_WORK TO DO_.
Nothing outside the range from the line with "Give me the Bokeh source for this chart." to the line with "from bokeh.core.properties import value" belongs in the copy, and no pictures do either; repeat that range exactly.

_EXERCISE INPUTS_.
+===+

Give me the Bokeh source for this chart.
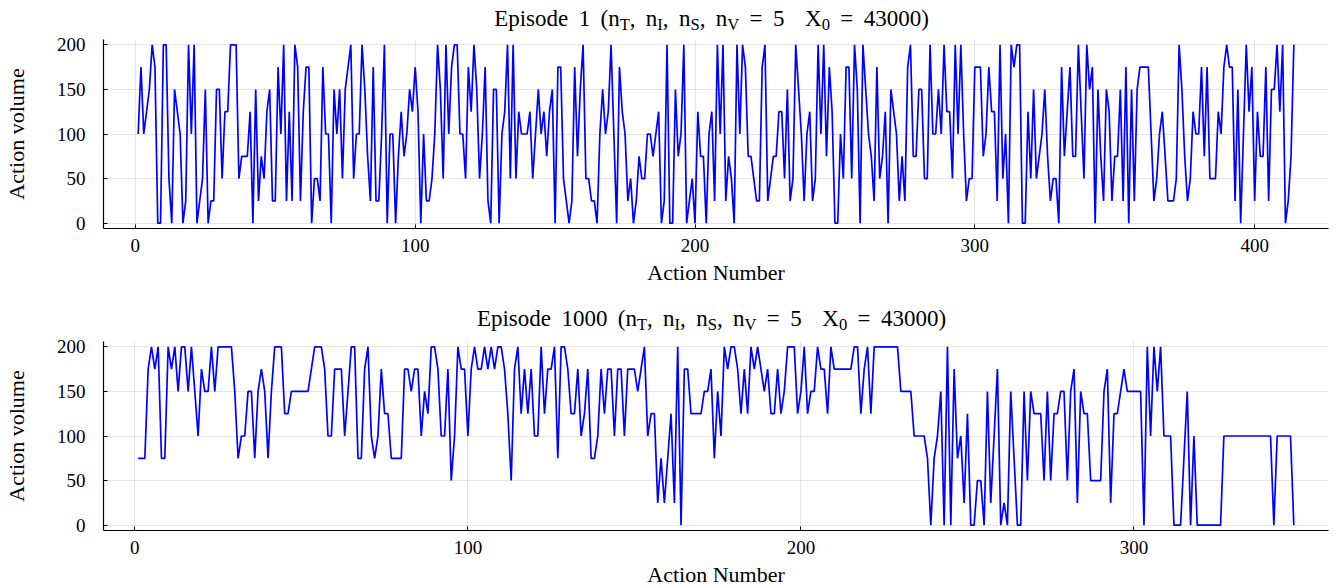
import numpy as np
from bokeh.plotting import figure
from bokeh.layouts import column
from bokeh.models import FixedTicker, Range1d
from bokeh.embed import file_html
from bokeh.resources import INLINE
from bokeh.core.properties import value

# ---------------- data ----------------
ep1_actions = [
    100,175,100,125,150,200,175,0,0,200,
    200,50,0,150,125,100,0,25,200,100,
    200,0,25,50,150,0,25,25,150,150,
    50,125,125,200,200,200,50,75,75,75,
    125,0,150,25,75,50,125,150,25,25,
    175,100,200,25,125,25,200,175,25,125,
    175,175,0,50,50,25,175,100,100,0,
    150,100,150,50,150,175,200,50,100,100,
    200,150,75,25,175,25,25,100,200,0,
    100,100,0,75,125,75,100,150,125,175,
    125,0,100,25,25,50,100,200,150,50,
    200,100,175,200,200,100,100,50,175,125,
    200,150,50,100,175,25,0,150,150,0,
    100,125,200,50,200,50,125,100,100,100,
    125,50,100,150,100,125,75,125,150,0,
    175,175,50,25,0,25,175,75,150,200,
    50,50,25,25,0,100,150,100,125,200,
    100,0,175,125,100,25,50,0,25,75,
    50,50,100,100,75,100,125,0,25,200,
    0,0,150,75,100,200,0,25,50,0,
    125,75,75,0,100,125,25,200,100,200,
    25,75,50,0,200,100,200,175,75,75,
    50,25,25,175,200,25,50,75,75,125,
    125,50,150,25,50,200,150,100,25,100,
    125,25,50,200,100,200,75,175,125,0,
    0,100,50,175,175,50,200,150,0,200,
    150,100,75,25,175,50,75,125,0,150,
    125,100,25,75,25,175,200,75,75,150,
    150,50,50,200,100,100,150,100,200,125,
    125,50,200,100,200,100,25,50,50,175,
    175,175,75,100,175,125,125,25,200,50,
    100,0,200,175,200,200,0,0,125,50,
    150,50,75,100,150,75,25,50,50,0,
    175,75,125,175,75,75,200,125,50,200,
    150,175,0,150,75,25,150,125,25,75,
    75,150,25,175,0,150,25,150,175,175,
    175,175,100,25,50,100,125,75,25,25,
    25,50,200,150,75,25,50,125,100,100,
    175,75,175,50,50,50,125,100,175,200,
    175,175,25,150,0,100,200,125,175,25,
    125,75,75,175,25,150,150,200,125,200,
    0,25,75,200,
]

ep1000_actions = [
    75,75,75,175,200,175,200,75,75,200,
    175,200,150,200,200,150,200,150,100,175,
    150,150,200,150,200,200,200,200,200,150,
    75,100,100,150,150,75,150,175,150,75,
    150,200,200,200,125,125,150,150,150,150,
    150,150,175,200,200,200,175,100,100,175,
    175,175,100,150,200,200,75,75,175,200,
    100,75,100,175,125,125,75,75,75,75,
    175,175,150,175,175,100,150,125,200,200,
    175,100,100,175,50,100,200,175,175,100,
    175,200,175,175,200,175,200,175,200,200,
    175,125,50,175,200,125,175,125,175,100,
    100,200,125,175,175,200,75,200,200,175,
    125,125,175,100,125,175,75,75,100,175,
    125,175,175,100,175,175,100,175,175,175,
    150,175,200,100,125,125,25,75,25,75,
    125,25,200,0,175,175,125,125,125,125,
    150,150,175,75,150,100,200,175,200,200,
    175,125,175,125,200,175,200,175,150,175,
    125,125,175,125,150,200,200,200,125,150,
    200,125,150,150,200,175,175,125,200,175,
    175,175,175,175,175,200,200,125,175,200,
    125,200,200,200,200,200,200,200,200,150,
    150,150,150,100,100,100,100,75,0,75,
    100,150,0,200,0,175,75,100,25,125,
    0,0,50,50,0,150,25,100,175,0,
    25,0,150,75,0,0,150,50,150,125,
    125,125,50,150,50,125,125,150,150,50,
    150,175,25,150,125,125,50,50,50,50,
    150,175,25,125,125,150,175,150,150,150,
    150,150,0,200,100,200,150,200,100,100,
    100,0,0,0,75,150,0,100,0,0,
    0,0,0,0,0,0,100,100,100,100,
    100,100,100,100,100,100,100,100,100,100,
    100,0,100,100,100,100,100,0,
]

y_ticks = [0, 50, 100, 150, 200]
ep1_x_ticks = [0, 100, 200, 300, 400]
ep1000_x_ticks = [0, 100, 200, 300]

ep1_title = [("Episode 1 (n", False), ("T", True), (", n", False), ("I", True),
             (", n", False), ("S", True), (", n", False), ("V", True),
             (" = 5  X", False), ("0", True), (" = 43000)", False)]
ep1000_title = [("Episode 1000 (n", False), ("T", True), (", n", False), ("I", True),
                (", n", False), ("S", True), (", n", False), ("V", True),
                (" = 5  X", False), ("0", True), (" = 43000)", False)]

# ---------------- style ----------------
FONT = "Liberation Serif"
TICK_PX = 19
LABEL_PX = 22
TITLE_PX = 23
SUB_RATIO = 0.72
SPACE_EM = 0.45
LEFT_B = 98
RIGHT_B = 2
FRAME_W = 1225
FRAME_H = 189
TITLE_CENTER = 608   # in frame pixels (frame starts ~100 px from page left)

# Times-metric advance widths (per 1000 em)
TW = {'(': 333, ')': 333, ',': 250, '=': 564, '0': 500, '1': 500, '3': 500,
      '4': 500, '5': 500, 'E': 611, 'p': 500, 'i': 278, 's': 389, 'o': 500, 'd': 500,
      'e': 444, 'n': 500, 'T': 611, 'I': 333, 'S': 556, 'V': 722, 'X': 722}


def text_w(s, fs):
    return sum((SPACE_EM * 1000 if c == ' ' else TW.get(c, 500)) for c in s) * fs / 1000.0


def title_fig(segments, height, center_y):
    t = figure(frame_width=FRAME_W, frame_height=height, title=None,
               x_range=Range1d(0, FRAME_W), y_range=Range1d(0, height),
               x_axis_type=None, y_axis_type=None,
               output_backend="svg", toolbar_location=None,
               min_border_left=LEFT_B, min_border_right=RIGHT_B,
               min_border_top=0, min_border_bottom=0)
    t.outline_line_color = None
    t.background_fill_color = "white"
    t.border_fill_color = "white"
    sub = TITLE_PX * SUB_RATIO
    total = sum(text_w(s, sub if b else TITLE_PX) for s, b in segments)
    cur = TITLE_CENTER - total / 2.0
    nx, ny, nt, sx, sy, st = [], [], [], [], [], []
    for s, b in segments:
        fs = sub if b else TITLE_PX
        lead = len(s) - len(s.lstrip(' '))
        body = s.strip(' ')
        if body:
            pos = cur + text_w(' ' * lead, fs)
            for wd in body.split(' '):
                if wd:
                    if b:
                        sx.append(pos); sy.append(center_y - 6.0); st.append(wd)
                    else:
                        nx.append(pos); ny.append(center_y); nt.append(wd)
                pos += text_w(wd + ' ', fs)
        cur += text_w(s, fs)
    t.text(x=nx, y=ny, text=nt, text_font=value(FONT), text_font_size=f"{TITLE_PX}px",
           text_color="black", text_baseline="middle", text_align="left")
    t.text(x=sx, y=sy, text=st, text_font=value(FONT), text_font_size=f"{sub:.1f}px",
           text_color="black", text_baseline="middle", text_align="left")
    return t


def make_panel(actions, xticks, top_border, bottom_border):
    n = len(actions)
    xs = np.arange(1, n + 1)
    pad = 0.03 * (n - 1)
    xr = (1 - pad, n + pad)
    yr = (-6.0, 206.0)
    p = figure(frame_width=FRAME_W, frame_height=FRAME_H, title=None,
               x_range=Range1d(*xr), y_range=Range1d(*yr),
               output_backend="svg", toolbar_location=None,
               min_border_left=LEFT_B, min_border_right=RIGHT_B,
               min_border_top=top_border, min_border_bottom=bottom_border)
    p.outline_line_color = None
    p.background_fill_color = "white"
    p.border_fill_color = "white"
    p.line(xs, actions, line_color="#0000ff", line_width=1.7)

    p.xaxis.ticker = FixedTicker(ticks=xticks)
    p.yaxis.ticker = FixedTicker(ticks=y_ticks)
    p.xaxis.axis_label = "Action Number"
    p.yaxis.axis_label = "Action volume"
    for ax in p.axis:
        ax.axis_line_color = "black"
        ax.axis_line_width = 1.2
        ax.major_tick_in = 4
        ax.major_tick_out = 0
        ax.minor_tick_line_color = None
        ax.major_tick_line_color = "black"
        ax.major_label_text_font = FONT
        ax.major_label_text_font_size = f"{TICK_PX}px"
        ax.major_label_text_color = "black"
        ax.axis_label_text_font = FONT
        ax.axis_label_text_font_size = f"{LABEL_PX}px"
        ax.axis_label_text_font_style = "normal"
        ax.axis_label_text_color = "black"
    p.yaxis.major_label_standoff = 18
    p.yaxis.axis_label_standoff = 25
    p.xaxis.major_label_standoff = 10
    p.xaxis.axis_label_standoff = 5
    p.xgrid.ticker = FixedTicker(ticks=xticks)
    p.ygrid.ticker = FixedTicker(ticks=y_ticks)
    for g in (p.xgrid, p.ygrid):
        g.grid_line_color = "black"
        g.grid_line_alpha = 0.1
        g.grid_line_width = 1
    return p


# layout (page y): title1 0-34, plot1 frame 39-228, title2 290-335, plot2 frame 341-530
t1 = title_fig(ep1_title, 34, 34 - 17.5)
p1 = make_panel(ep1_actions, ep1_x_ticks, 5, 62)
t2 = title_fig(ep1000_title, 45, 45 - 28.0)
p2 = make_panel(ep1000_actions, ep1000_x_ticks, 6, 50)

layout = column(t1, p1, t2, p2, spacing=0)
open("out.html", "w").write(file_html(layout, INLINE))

+===+

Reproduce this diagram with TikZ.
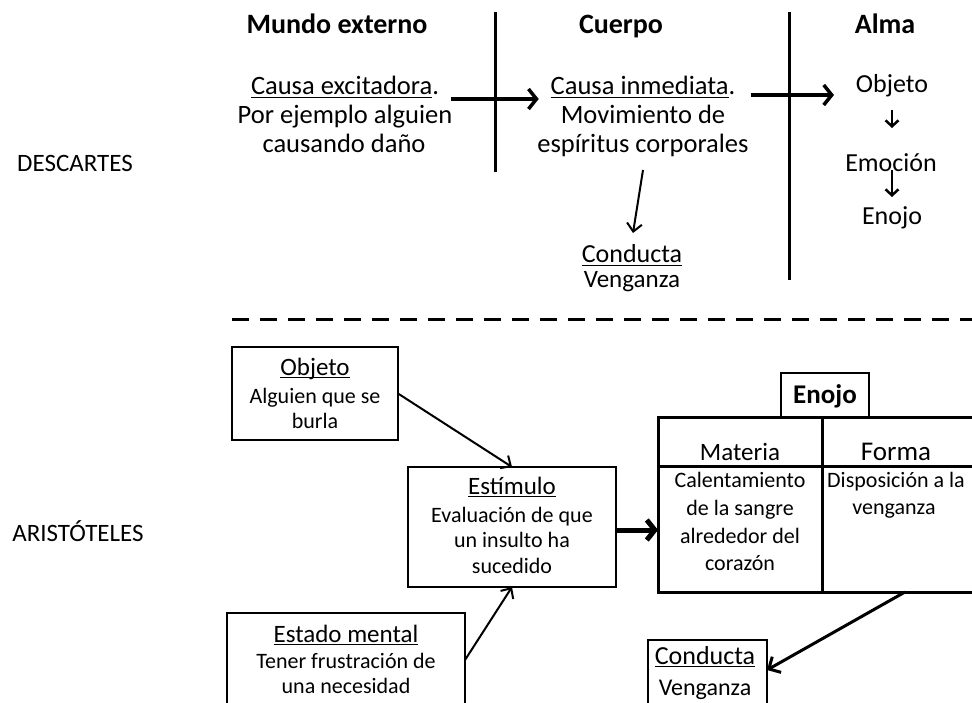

+===+

_CORRECT RESULT_.
Give me the Bokeh source for this chart.
import numpy as np
from bokeh.plotting import figure
from bokeh.layouts import column
from bokeh.models import FixedTicker, Range1d
from bokeh.embed import file_html
from bokeh.resources import INLINE
from bokeh.core.properties import value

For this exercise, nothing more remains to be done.